Australian Information Commissioner and Privacy Commissioner Angelene Falk welcomed today’s decision and said her office would continue to move forward with the case.

The decision has little to do with the key matters in controversy, the use and misuse of personal information collected by Facbook by Cambridge Analytica.

The Guardian in Facebook suffers blow in Australia legal fight over Cambridge Analytica provides a very useful summary of the facts surrounding the case.  I covered the same ground in earlier posts in April and March with the main focus on the legal issues.

The article provides:

Tech giant fails to convince court it doesn’t carry out business in Australia as privacy regulator accuses Facebook of breaches

Facebook has been dealt a blow in its fight to fend off Australian legal action surrounding the Cambridge Analytica scandal, with the tech giant failing to convince the federal court it does not carry out business in Australia.

In March, the Office of the Australian Information Commissioner (OAIC) sued Facebook for allegedly breaching the privacy of more than 300,000 Australians between March 2014 and May 2015.

The legal action related to revelations in the Guardian and Observer that Cambridge Analytica used Facebook data – including people’s names, dates of birth, emails, city locations, friends lists, page likes and, in some cases, messages – to influence voters.

Cambridge Analytica provided assistance to the Donald Trump campaign in 2016, among others.

The Australian privacy regulator’s case accuses Facebook of serious and repeated breaches of privacy law, saying its actions left the data of about 311,127 Australian Facebook users exposed to being sold and “used for purposes including political profiling, well outside users’ expectations”.

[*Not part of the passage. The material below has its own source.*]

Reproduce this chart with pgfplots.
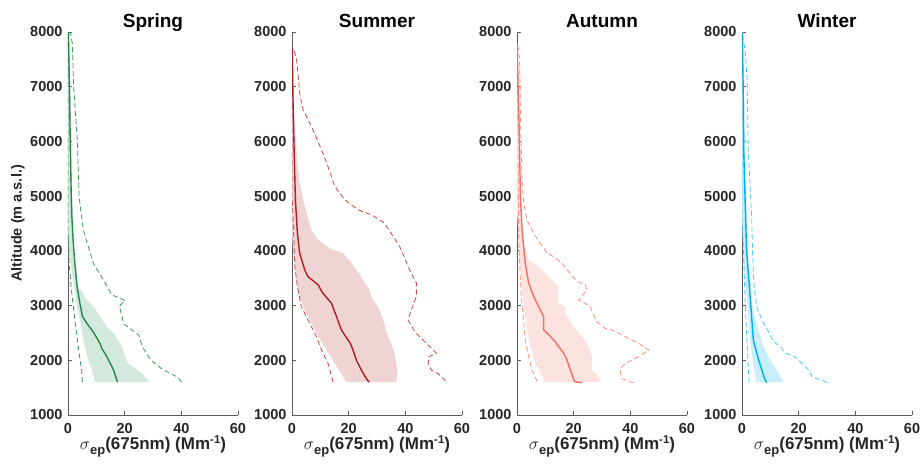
\documentclass[border=0pt]{standalone}
\usepackage{pgfplots}
\pgfplotsset{compat=1.18}
\usepackage{fontspec}
\setmainfont{Liberation Sans}
\definecolor{axisgray}{RGB}{90,90,90}
\definecolor{labelgray}{RGB}{38,38,38}
\definecolor{sprL}{RGB}{35,135,70}
\definecolor{sprD}{RGB}{60,150,90}
\definecolor{sprF}{RGB}{212,233,221}
\definecolor{sumL}{RGB}{178,28,36}
\definecolor{sumD}{RGB}{200,70,70}
\definecolor{sumF}{RGB}{240,212,212}
\definecolor{autL}{RGB}{246,110,96}
\definecolor{autD}{RGB}{248,140,128}
\definecolor{autF}{RGB}{253,227,224}
\definecolor{winL}{RGB}{0,174,239}
\definecolor{winD}{RGB}{70,200,245}
\definecolor{winF}{RGB}{200,238,251}
\pgfplotsset{
  season/.style={
    scale only axis, width=170pt, height=383pt,
    xmin=0, xmax=60, ymin=1000, ymax=8000,
    axis x line*=bottom, axis y line*=left,
    axis line style={-, draw=axisgray, line width=0.8pt},
    xtick={0,20,40,60}, ytick={1000,2000,...,8000},
    tick align=inside, major tick length=4pt,
    every tick/.style={draw=axisgray, line width=0.8pt},
    tick label style={font=\fontsize{14.5}{16}\selectfont\bfseries, text=labelgray},
    xticklabel style={yshift=-4.5pt},
    yticklabel style={xshift=-2pt},
    /pgf/number format/assume math mode=true,
    /pgf/number format/set thousands separator={},
    xlabel={\fontsize{17}{19}\selectfont\bfseries $\sigma$\raisebox{-0.45ex}{\fontsize{13}{14}\selectfont ep}(675nm) (Mm\raisebox{0.75ex}{\fontsize{11.5}{13}\selectfont -1})},
    xlabel style={at={(axis description cs:0.5,0)}, anchor=base, yshift=-35pt, text=labelgray},
    title style={at={(axis description cs:0.5,1)}, anchor=base, yshift=-1.5pt, font=\fontsize{19}{22}\selectfont\bfseries, text=black},
  },
  fillp/.style={draw=none, fill=#1},
  meanp/.style={draw=#1, line width=1.4pt},
  dashp/.style={draw=#1, line width=0.8pt, dash pattern=on 5pt off 3pt},
}
\begin{document}
\begin{tikzpicture}
\useasboundingbox (-68pt,-50pt) rectangle (853pt,415pt);
% ---------------- Spring
\begin{axis}[season, at={(0pt,0pt)}, title={Spring},
  ylabel={\fontsize{14.5}{16}\selectfont\bfseries Altitude (m a.s.l.)},
  ylabel style={at={(axis description cs:0,0.5)}, anchor=center, yshift=50pt, text=labelgray}]
\addplot[fillp=sprF] coordinates {(28.9,1600)(26.2,1760)(22.0,1915)(20.8,1975)(19.1,2250)(16.1,2495)(13.7,2615)(11.3,2800)(9.5,2950)(7.8,3045)(6.0,3135)(5.4,3225)(3.6,3350)(2.4,3715)(2.0,4080)(1.6,4810)(1.2,5500)(1.0,6000)(0.8,7000)(0.4,8000)
 (0,8000)(0,4400)(0.6,3900)(1.8,3470)(3.0,3045)(4.2,2740)(5.4,2370)(7.1,2005)(8.9,1765)(9.5,1600)} -- cycle;
\addplot[dashp=sprD] coordinates {(40.1,1600)(38.5,1700)(36,1760)(32.8,1855)(29.2,2005)(26.2,2250)(25.0,2460)(22.6,2555)(19.6,2665)(19.1,2800)(18.1,2990)(20.2,3090)(15.5,3195)(12.5,3470)(8.9,3775)(5.4,4385)(3.9,5000)(3.3,6000)(2.0,7000)(1.5,7800)(0.8,8000)};
\addplot[dashp=sprD] coordinates {(5.1,1600)(4.8,1820)(3.6,2250)(2.4,2740)(1.2,3290)(0.4,3780)(0,4300)(0,8000)};
\addplot[meanp=sprL] coordinates {(17.5,1600)(16.1,1820)(13.7,2070)(11.9,2220)(11.3,2310)(8.9,2520)(6.6,2680)(5.1,2800)(4.2,3040)(3.2,3350)(2.4,3780)(1.8,4200)(1.3,4690)(1.1,5100)(0.8,6000)(0.5,7000)(0.2,7800)(0.1,8000)};
\end{axis}
% ---------------- Summer
\begin{axis}[season, at={(224pt,0pt)}, title={Summer}]
\addplot[fillp=sumF] coordinates {(36.8,1600)(37.3,1800)(36.8,1950)(36.2,2130)(35,2300)(33.9,2430)(33,2600)(32.1,2740)(30.9,2920)(28,3165)(27.4,3290)(25.7,3410)(23.5,3600)(21,3775)(18,3960)(13.9,4030)(9.2,4200)(6.8,4385)(4.5,4810)(2.7,5240)(1.9,5600)(1.3,6090)(0.7,6580)(0.35,7310)(0.1,7700)
 (0,7700)(0,4300)(0.35,4020)(1.0,3715)(2.1,3225)(4.5,2920)(6.8,2675)(9.2,2435)(11.5,2250)(15.1,1945)(19.2,1600)} -- cycle;
\addplot[dashp=sumD] coordinates {(54.2,1620)(53.9,1640)(51.5,1760)(49.2,1820)(48,1945)(48.4,2067)(51,2128)(46.8,2340)(43.3,2525)(40.9,2740)(42.1,2920)(43.9,3165)(43.9,3410)(41.5,3655)(38,4080)(32.7,4505)(28,4660)(23.3,4750)(18.6,4935)(15.1,5180)(12.7,5540)(10.4,5850)(7.4,6215)(3.9,6580)(2.7,6885)(2.1,7250)(1.6,7495)(0.7,7680)};
\addplot[dashp=sumD] coordinates {(14.5,1600)(12.7,1945)(10.4,2190)(8.6,2435)(5.6,2740)(3.3,2980)(1.9,3350)(1.0,3715)(0.7,4140)(0.3,4690)(0,5000)(0,7700)};
\addplot[meanp=sumL] coordinates {(27.2,1600)(26.2,1670)(24.5,1820)(22.7,2005)(21.5,2190)(20.6,2310)(19.8,2370)(17.4,2555)(15.7,2800)(13.9,3045)(10.9,3225)(9.2,3380)(5.6,3530)(4.5,3650)(2.7,3960)(1.9,4325)(1.2,4935)(0.9,5545)(0.6,6150)(0.35,6760)(0.1,7700)};
\end{axis}
% ---------------- Autumn
\begin{axis}[season, at={(449pt,0pt)}, title={Autumn}]
\addplot[fillp=autF] coordinates {(29.8,1600)(28.8,1700)(26.5,1825)(26.5,2065)(24.7,2310)(22.9,2435)(20,2615)(17,2860)(17,2980)(14.7,3045)(14.5,3350)(11.2,3530)(7.6,3715)(4.1,3835)(2.4,4140)(1.5,4445)(1.2,5000)(1.0,5500)(0.8,6500)(0.5,7500)(0.2,7750)
 (0,7750)(0,4700)(0.4,4385)(0.8,3960)(1.5,3470)(2.4,2980)(3.5,2555)(4.7,2250)(6.5,1945)(8.2,1765)(10,1600)} -- cycle;
\addplot[dashp=autD] coordinates {(41.2,1590)(38.2,1640)(36.8,1670)(36.5,1795)(37,1885)(39.4,1975)(42.9,2065)(46.5,2190)(42.9,2310)(38.2,2435)(33.5,2555)(31.2,2580)(28.2,2705)(26.5,2890)(25.9,2980)(22.9,3075)(21.8,3105)(24.7,3285)(24.1,3380)(21.2,3440)(18.2,3620)(15.9,3775)(12.9,3895)(10.6,3960)(8.2,4140)(5.9,4325)(3.5,4565)(2.4,4870)(1.8,5300)(1.5,5905)(1.2,6500)(1.1,7000)(0.9,7500)(0.3,7750)};
\addplot[dashp=autD] coordinates {(7.1,1610)(5.3,1820)(4.1,2065)(2.9,2370)(2.4,2680)(1.5,3165)(1.1,3590)(0.8,3960)(0.6,4385)(0.4,5500)(0.3,6500)(0.1,7500)(0,7750)};
\addplot[meanp=autL] coordinates {(22.9,1590)(20.3,1610)(18.8,1825)(17.6,2005)(16.5,2130)(14.7,2250)(13.5,2340)(11.2,2465)(9.4,2555)(9.4,2800)(7.6,2980)(5.9,3165)(4.1,3410)(2.9,3775)(1.8,4385)(1.2,4995)(0.8,6150)(0.35,7070)(0,7800)};
\end{axis}
% ---------------- Winter
\begin{axis}[season, at={(674pt,0pt)}, title={Winter}]
\addplot[fillp=winF] coordinates {(14.6,1600)(12.9,1765)(9.9,2005)(7.6,2250)(5.8,2555)(4.4,2800)(3.4,3105)(3.0,3500)(2.4,3715)(1.8,4325)(1.2,5545)(0.6,7370)(0.2,8000)
 (0,8000)(0,4600)(0.2,4325)(0.6,3900)(1.2,3410)(2.0,2920)(2.7,2495)(3.3,2190)(4.1,1885)(5.1,1600)} -- cycle;
\addplot[dashp=winD] coordinates {(30,1590)(28.2,1640)(25.9,1670)(24.7,1700)(23.5,1825)(21.1,1945)(19.4,2035)(17.6,2095)(15.2,2130)(13.5,2250)(11.1,2340)(9.3,2525)(7.0,2740)(5.2,2980)(4.4,3285)(4.1,3500)(3.7,4020)(3.4,4630)(2.8,5240)(2.2,5850)(1.8,7130)(1.2,7615)(0,8000)};
\addplot[dashp=winD] coordinates {(2.5,1590)(2.2,1885)(1.6,2495)(1.1,3105)(0.5,4020)(0,4600)(0,8000)};
\addplot[meanp=winL] coordinates {(8.7,1590)(7.7,1700)(7.0,1820)(5.9,2000)(5.2,2130)(4.0,2370)(3.4,2800)(2.5,3410)(1.6,4020)(1.1,4930)(0.6,5850)(0.4,7000)(0.1,7980)};
\end{axis}
\end{tikzpicture}
\end{document}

The proceedings were brought against Facebook Inc, the tech giant’s US entity incorporated in Delaware. Its other entity, Facebook Ireland Ltd, is registered in its European namesake.

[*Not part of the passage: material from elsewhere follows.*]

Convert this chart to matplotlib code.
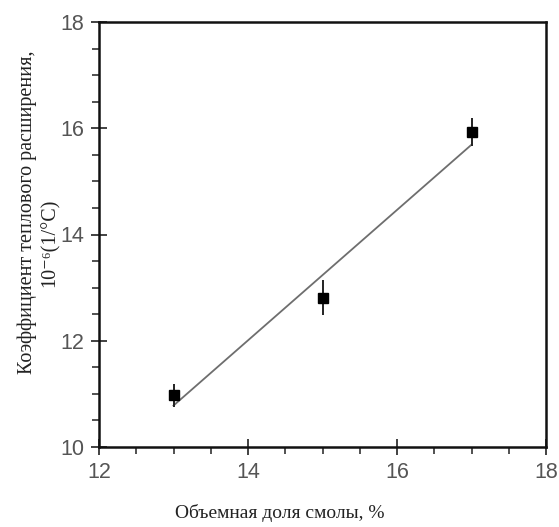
import matplotlib
matplotlib.use("Agg")
import matplotlib.pyplot as plt
from matplotlib.ticker import MultipleLocator

x_vals = [13, 15, 17]
y_vals = [10.97, 12.81, 15.93]
y_err = [0.21, 0.33, 0.26]
fit_x = [13, 17]
fit_y = [10.78, 15.69]
xticks = [12, 14, 16, 18]
yticks = [10, 12, 14, 16, 18]

fig = plt.figure(figsize=(5.59, 5.27), dpi=100)
ax = fig.add_axes([99/559, 1-447/527, (546-99)/559, (447-22)/527])

ax.plot(fit_x, fit_y, color="#6e6e6e", lw=1.3, zorder=2)
ax.errorbar(x_vals, y_vals, yerr=y_err, fmt="s", color="black", ms=6.5,
            ecolor="#222222", elinewidth=1.4, capsize=0, zorder=3)

ax.set_xlim(12, 18)
ax.set_ylim(10, 18)
ax.set_xticks(xticks)
ax.set_yticks(yticks)
ax.xaxis.set_minor_locator(MultipleLocator(0.5))
ax.yaxis.set_minor_locator(MultipleLocator(0.5))

for s in ax.spines.values():
    s.set_linewidth(1.8)
    s.set_color("#111111")

ax.tick_params(which="major", direction="inout", length=11, width=1.3,
               labelsize=15.5, labelcolor="#555555", color="#333333", pad=5)
ax.tick_params(which="minor", direction="out", length=5, width=1.2, color="#333333")
for lab in ax.get_xticklabels() + ax.get_yticklabels():
    lab.set_family(["Liberation Sans", "DejaVu Sans"])

serif = ["Liberation Serif", "DejaVu Serif"]
fig.text(280/559, 1-513/527, "Объемная доля смолы, %", ha="center", va="center",
         fontsize=14, family=serif, color="#222222")
fig.text(27/559, 1-212/527, "Коэффициент теплового расширения,", ha="center",
         va="center", rotation=90, fontsize=14.5, family=serif, color="#222222")
fig.text(50/559, 1-243/527, "10⁻⁶(1/°C)", ha="center",
         va="center", rotation=90, fontsize=14.5, family=serif, color="#222222")

fig.savefig("out.png", dpi=100)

Because both entities exist outside of Australia, the regulator had to convince a court it had a prima facie case that both companies carried out business in Australia and may have contravened Australia’s privacy laws.

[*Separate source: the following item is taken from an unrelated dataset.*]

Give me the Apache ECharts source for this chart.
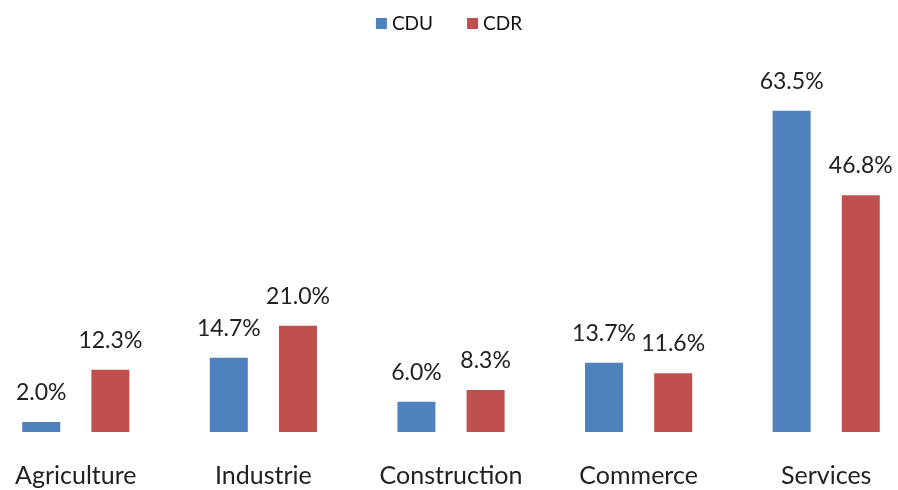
<!DOCTYPE html>
<html>
<head>
<meta charset="utf-8">
<script src="https://cdn.jsdelivr.net/npm/echarts@6/dist/echarts.min.js"></script>
<style>
    html, body { margin: 0; padding: 0; background: #fff; }
    #chart { width: 898px; height: 490px; }
</style>
</head>
<body>
<div id="chart"></div>
<script>
    var categories = ['Agriculture', 'Industrie', 'Construction', 'Commerce', 'Services'];
    var seriesNames = ['CDU', 'CDR'];
    var cduValues = [2.0, 14.7, 6.0, 13.7, 63.5];
    var cdrValues = [12.3, 21.0, 8.3, 11.6, 46.8];

    var mychart = echarts.init(document.getElementById('chart'));
    var font = 'Lato, "Liberation Sans", sans-serif';

    var labelStyle = {
        show: true,
        position: 'top',
        distance: 18,
        color: '#222',
        fontSize: 23,
        fontFamily: font,
        formatter: function (p) {
            return p.value.toFixed(1) + '%';
        }
    };

    var option = {
        animation: false,
        legend: {
            data: seriesNames,
            top: 9,
            left: 'center',
            icon: 'rect',
            itemWidth: 11,
            itemHeight: 11,
            itemGap: 34,
            textStyle: { color: '#111', fontSize: 19, fontFamily: font }
        },
        grid: {
            left: -18,
            right: -22,
            top: 78,
            bottom: 58,
            outerBoundsMode: 'none',
            containLabel: false
        },
        xAxis: {
            type: 'category',
            data: categories,
            axisLine: { show: false },
            axisTick: { show: false },
            axisLabel: {
                margin: 31,
                color: '#222',
                fontSize: 25,
                fontFamily: font
            }
        },
        yAxis: {
            type: 'value',
            min: 0,
            max: 70,
            show: false
        },
        series: [{
            name: seriesNames[0],
            type: 'bar',
            data: cduValues,
            barWidth: 38,
            barGap: '82%',
            itemStyle: { color: '#4F81BD' },
            label: labelStyle
        }, {
            name: seriesNames[1],
            type: 'bar',
            data: cdrValues,
            barWidth: 38,
            itemStyle: { color: '#C0504D' },
            label: labelStyle
        }]
    };

    mychart.setOption(option);
</script>
</body>
</html>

The federal court ruled in April that such a case existed, and gave the OAIC leave to serve documents on Facebook’s US-based entity, Facebook Inc.

A month later, Facebook Inc applied to have the court’s ruling set aside.

Facebook Inc argued it did not carry out business in Australia at the time of the Cambridge Analytica scandal.

Facebook lost that argument on Monday, when Justice Thomas Thawley found against the company. Thawley is yet to deliver any reasons for his judgment.

But in a statement, the OAIC said the court was “satisfied that the commissioner had established a prima facie case that Facebook Inc was carrying on business in Australia, and was collecting and holding personal information in Australia at the relevant time”.

“While these matters remain to be established at trial, the court held the matters were sufficiently arguable to justify service outside of Australia and subjecting Facebook Inc to proceedings in Australia,” the OAIC said.

It said Facebook’s Irish entity had not applied to have the ruling set aside.

A Facebook spokeswoman said: “We are aware of the court’s decision today and we are reviewing it carefully.”

In the April ruling, the federal court said the evidence suggested that Facebook Ireland was the provider of the Facebook service to Australian users, making it responsible for the collection and storage of personal information of those users.

But it also said the evidence suggested that Facebook Ireland was providing the service to Australian users as an agent for the US-based Facebook Inc.

“The contractual relationship between Facebook Ireland and Facebook Inc is such that a prima facie case is also shown as against Facebook Inc,” the court ruled in April.

The data harvested by Cambridge Analytica was collected through a personality quiz app, named This is Your Digital Life.

Only 53 people in Australia installed the app, according to court documents. But the app was also able to access the data of friends.

The OAIC alleged the data of 311,127 Australians was exposed in total.

Each contravention of the Privacy Act brings a potential maximum penalty of $1.7m. The OAIC is alleging multiple breaches but has not indicated whether it will seek financial penalties for each affected user.